CDU fordert Konzepte für Ganztag
Kritik gibt es auch von der CDU. Der bildungspolitische Sprecher Christian Fühner zeigt sich besorgt: "Wir haben bereits vor der Sommerpause gesagt, wir müssen jetzt Lösungen erarbeiten, wie wir den Ganztag organisieren. Wie wollen wir Vereine und andere Strukturen im Ganztag einbinden, wie wollen wir Lehrkräfte im Ganztag entlasten? Da sind die Schulen aber auch die Kommunen auf der Suche nach Antworten und brauchen diese Antworten von der Ministerin. Aber die Ministerin streitet sich stattdessen mit den Kommunen und den Verbänden."

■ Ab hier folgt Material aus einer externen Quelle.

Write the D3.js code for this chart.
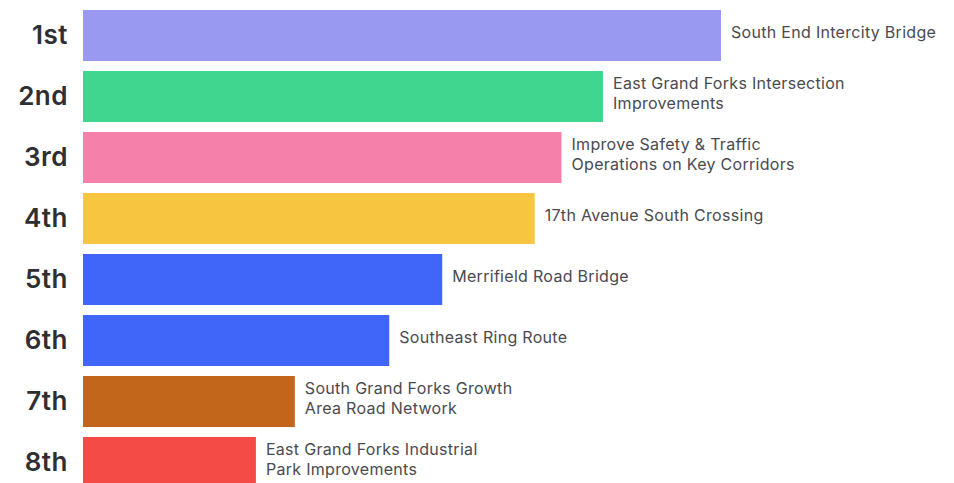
<!DOCTYPE html>
<html>
<head>
<meta charset="utf-8">
<script src="https://cdn.jsdelivr.net/npm/d3@7"></script>
<style>
  body { margin: 0; background: #fff; }
  svg { display: block; }
  .rank { font-family: Inter, "DejaVu Sans", sans-serif; font-weight: 600; font-size: 26px; letter-spacing: 0.5px; fill: #2e2e33; }
  .label { font-family: Inter, "DejaVu Sans", sans-serif; font-size: 16px; letter-spacing: 0.3px; fill: #4a4a4f; }
</style>
</head>
<body>
<svg id="chart" width="954" height="483"></svg>
<script>
// ranking data (relative score)
var ranks = ['1st', '2nd', '3rd', '4th', '5th', '6th', '7th', '8th']
var projects = [
  ['South End Intercity Bridge'],
  ['East Grand Forks Intersection', 'Improvements'],
  ['Improve Safety & Traffic', 'Operations on Key Corridors'],
  ['17th Avenue South Crossing'],
  ['Merrifield Road Bridge'],
  ['Southeast Ring Route'],
  ['South Grand Forks Growth', 'Area Road Network'],
  ['East Grand Forks Industrial', 'Park Improvements']
]
var scores = [100, 81.5, 75, 70.8, 56.3, 48, 33.2, 27.1]
var colors = ['#9a99f1', '#41d68f', '#f581aa', '#f7c540', '#3f66f8', '#3f66f8', '#c1661b', '#f44b46']

var svg = d3.select('#chart')

var x = d3.scaleLinear()
  .domain([0, 100])
  .range([83, 721])

// 61px per row, bars 51px tall
var y = d3.scaleBand()
  .domain(ranks)
  .range([10, 488])
  .paddingInner(0.164)
  .paddingOuter(0)

var rows = svg.selectAll('g.row')
  .data(ranks)
  .enter()
  .append('g')
  .attr('class', 'row')

rows.append('rect')
  .attr('x', x(0))
  .attr('y', (d) => y(d))
  .attr('width', (d, i) => x(scores[i]) - x(0))
  .attr('height', y.bandwidth())
  .attr('fill', (d, i) => colors[i])

rows.append('text')
  .attr('class', 'rank')
  .attr('x', 68)
  .attr('y', (d) => y(d) + y.bandwidth() / 2 - 1)
  .attr('dy', '0.36em')
  .attr('text-anchor', 'end')
  .text((d) => d)

// project names sit just right of each bar, a little above centre
rows.append('text')
  .attr('class', 'label')
  .attr('x', (d, i) => x(scores[i]) + 10)
  .attr('y', (d) => y(d) + y.bandwidth() / 2 - 3)
  .each(function (d, i) {
    var lines = projects[i]
    var t = d3.select(this)
    lines.forEach((line, j) => {
      t.append('tspan')
        .attr('x', x(scores[i]) + 10)
        .attr('dy', j == 0 ? (0.35 - (lines.length - 1) * 0.62) + 'em' : '1.25em')
        .text(line)
    })
  })
</script>
</body>
</html>
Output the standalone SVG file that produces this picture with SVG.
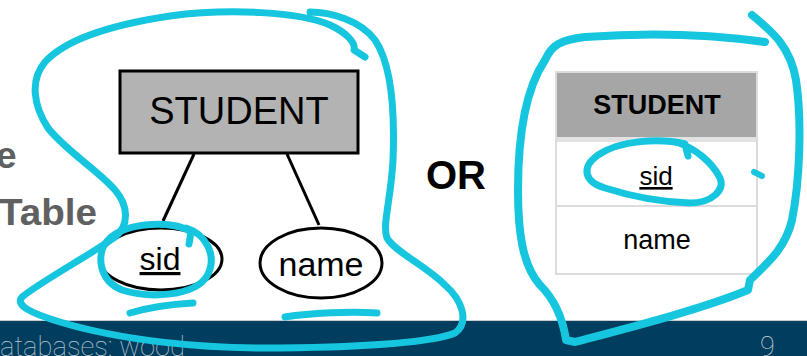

Schulleiterin fürchtet zu hohe Belastung
Schulleiterin Marion Borderieux hält es grundsätzlich für sinnvoll, dass der Ganztag kommt. Er sei eine Erleichterung für berufstätige Eltern. Für die Kinder, die zu Hause nicht die Aufmerksamkeit bekommen, die sie benötigen, sei es zudem ein Segen, mehr Zeit in der Schule zu verbringen. Aber: "Ich habe das Gefühl, dass man die Schulen, die schon in die Planung einsteigen wollen, ausbremst", sagt Borderieux. "Weil es noch keine Rahmenbedingungen vom Kultusministerium gibt. Und die wünschen wir uns." Die Schulleiterin fürchtet, dass die Organisation des Ganztags am Ende auf den Schultern der Grundschulleitungen lastet. Die Schulleitungen, die ohnehin wenig Leitungsstunden haben und schlechter bezahlt werden als andere.